The right sometimes argues that modern leftism is analogous to early millenarian Christianity. They argue this, and then they say “You know what would stop these people in their tracks? A strong imperial figure who persecutes them. That’s definitely going to make them fade away quietly. There is no way this can possibly go wrong.”

Leftism has never been about controlling the government, and really the government is one of the areas it controls least effectively – even now both houses of Congress, most state legislatures, most governors, etc, are Republican. When people say that the Left is in control, they’re talking about academia, the media, the arts, and national culture writ large. But all of these things have a tendency to define themselves in opposition to the government. When the left controls the government, this is awkward and tends to involve a lot of infighting. When the right controls the government, it gets easy. If Trump controls the government, it gets ridiculously easy.

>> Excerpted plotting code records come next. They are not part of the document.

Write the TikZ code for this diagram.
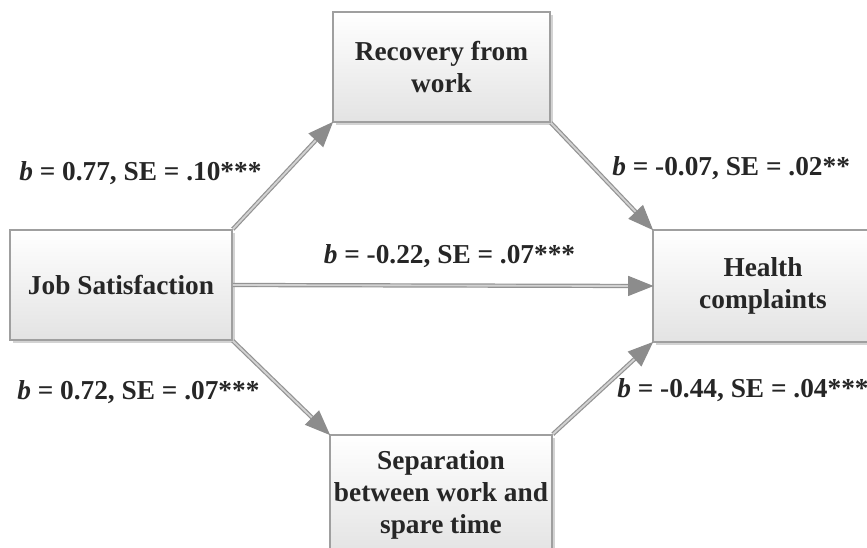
\documentclass[tikz,border=0pt]{standalone}
\usepackage{fontspec}
\setmainfont{Liberation Serif}
\usetikzlibrary{arrows.meta,shadows}
\begin{document}
\begin{tikzpicture}[x=0.75pt,y=-0.75pt,
  box/.style={draw=gray!75,line width=1.2pt,top color=white,bottom color=gray!22,
    align=center,font=\fontsize{20.5}{24}\selectfont\bfseries,text=black!85,
    inner sep=0pt,
    drop shadow={shadow xshift=2pt,shadow yshift=-2pt,opacity=0.35,fill=gray}},
  conn/.style={draw=gray!85,line width=0.9pt,double=gray!35,double distance=1.4pt,
    -{Triangle[length=19pt,width=15pt,color=gray!90,fill=gray!90]},shorten >=-1pt},
  lab/.style={font=\fontsize{20.5}{24}\selectfont\bfseries,text=black!85,inner sep=0pt}]
\useasboundingbox (0,0) rectangle (867,547);
\node[box,minimum width={222*0.75pt},minimum height={110*0.75pt}] (job) at (121,285) {Job Satisfaction};
\node[box,minimum width={217*0.75pt},minimum height={110*0.75pt}] (rec) at (441.5,67) {Recovery from\\work};
\node[box,minimum width={222*0.75pt},minimum height={120*0.75pt}] (sep) at (441,495) {Separation\\between work and\\spare time};
\node[box,minimum width={220*0.75pt},minimum height={112*0.75pt}] (hea) at (763,286) {Health\\complaints};
\draw[conn] (job.north east) -- (rec.south west);
\draw[conn] (rec.south east) -- (hea.north west);
\draw[conn] (job.east) -- (hea.west);
\draw[conn] (job.south east) -- (sep.north west);
\draw[conn] (sep.north east) -- (hea.south west);
\node[lab,anchor=west] (l1) at (19,173) {\textit{b} = 0.77, SE = .10***};
\node[lab,anchor=west] (l2) at (612,168) {\textit{b} = -0.07, SE = .02**};
\node[lab] (l3) at (449.5,256) {\textit{b} = -0.22, SE = .07***};
\node[lab,anchor=west] (l4) at (17,392) {\textit{b} = 0.72, SE = .07***};
\node[lab,anchor=west] (l5) at (617,390) {\textit{b} = -0.44, SE = .04***};
\end{tikzpicture}
\end{document}
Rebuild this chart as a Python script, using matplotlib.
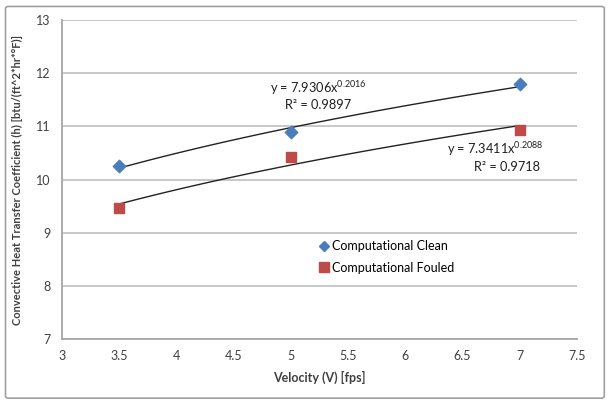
import numpy as np
import matplotlib.pyplot as plt
from matplotlib.patches import FancyBboxPatch
from matplotlib.lines import Line2D

plt.rcParams['font.family'] = ['Lato', 'DejaVu Sans']
plt.rcParams['mathtext.fontset'] = 'custom'
plt.rcParams['mathtext.rm'] = 'Lato'
plt.rcParams['mathtext.it'] = 'Lato'

# data
velocity = [3.5, 5, 7]
h_clean = [10.25, 10.9, 11.79]
h_fouled = [9.47, 10.43, 10.93]

x_ticks = [3, 3.5, 4, 4.5, 5, 5.5, 6, 6.5, 7, 7.5]
y_ticks = [7, 8, 9, 10, 11, 12, 13]

clean_eq = [r'y = 7.9306x$^{\mathregular{0.2016}}$', 'R² = 0.9897']
fouled_eq = [r'y = 7.3411x$^{\mathregular{0.2088}}$', 'R² = 0.9718']

blue = '#4a7ebb'
red = '#be4b48'

fig = plt.figure(figsize=(6.11, 4.03), dpi=100)
ax = fig.add_axes([0.1015, 0.159, 0.8425, 0.791])

# outer chart frame
fig.patches.append(FancyBboxPatch((0.009, 0.012), 0.98, 0.972, boxstyle='round,pad=0,rounding_size=0.005',
                                  transform=fig.transFigure, fill=False, edgecolor='#a0a0a0', lw=1.2))

ax.set_xlim(3, 7.5)
ax.set_ylim(7, 13)
ax.set_xticks(x_ticks)
ax.set_xticklabels([f'{t:g}' for t in x_ticks])
ax.set_yticks(y_ticks)
ax.grid(axis='y', color='#c4c4c4', lw=1.3)
ax.set_axisbelow(True)
for s in ['top', 'right']:
    ax.spines[s].set_visible(False)
for s in ['left', 'bottom']:
    ax.spines[s].set_color('#a6a6a6')
    ax.spines[s].set_linewidth(1.3)
ax.tick_params(length=0, labelsize=9, colors='#404040', pad=8)

# power-law trendlines fitted in log space
xs = np.linspace(velocity[0], velocity[-1], 100)
for ys in (h_clean, h_fouled):
    b, a = np.polyfit(np.log(velocity), np.log(ys), 1)
    ax.plot(xs, np.exp(a) * xs ** b, color='#222222', lw=1.0, zorder=2)

ax.scatter(velocity, h_clean, marker='D', s=40, color=blue, zorder=3)
ax.scatter(velocity, h_fouled, marker='s', s=60, color=red, zorder=3)

ax.text(5.24, 11.63, clean_eq[0], ha='center', fontsize=9.2, color='#202020')
ax.text(5.24, 11.33, clean_eq[1], ha='center', fontsize=9.2, color='#202020')
ax.text(6.79, 10.48, fouled_eq[0], ha='center', fontsize=9.2, color='#202020')
ax.text(6.89, 10.16, fouled_eq[1], ha='center', fontsize=9.2, color='#202020')

handles = [Line2D([], [], marker='D', ls='', color=blue, markersize=5),
           Line2D([], [], marker='s', ls='', color=red, markersize=7)]
ax.legend(handles, ['Computational Clean', 'Computational Fouled'], loc='upper left',
          bbox_to_anchor=(0.475, 0.345), frameon=False, fontsize=9, handletextpad=0.1,
          handlelength=1.0, labelspacing=0.75)

ax.set_xlabel('Velocity (V) [fps]', fontsize=9, fontweight='bold', color='#404040', labelpad=6)
ax.set_ylabel('Convective Heat Transfer Coefficient (h) [btu/(ft^2*hr*°F)]', fontsize=8,
              fontweight='bold', color='#404040', labelpad=10)

fig.savefig('out.png', dpi=100)
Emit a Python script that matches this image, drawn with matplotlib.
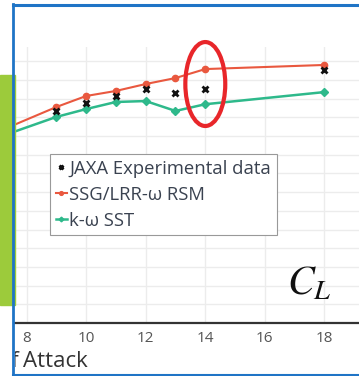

This has real-world effects. Millennials are more conservative than previous generations. Andrew Gelman, who is usually right about everything, says:
If you look at the cohort of young voters who came of age during George W. Bush’s presidency, they’re mostly Democrats, which makes sense as Bush was a highly unpopular Republican. The young voters who came of age during Obama’s presidency are more split, which makes sense because Obama is neither popular nor unpopular; he has an approval of about 50%
I would prefer the next generation end up leaning more to the right, because that will cancel out younger people’s natural tendency to lean left and make them pretty moderate and so low-variance. I definitely don’t want an unpopular far-right presidency, because then they’re going to lean left, which will combined with the natural leftiness of the young and make them super left. And this is the sort of thing that affects the culture!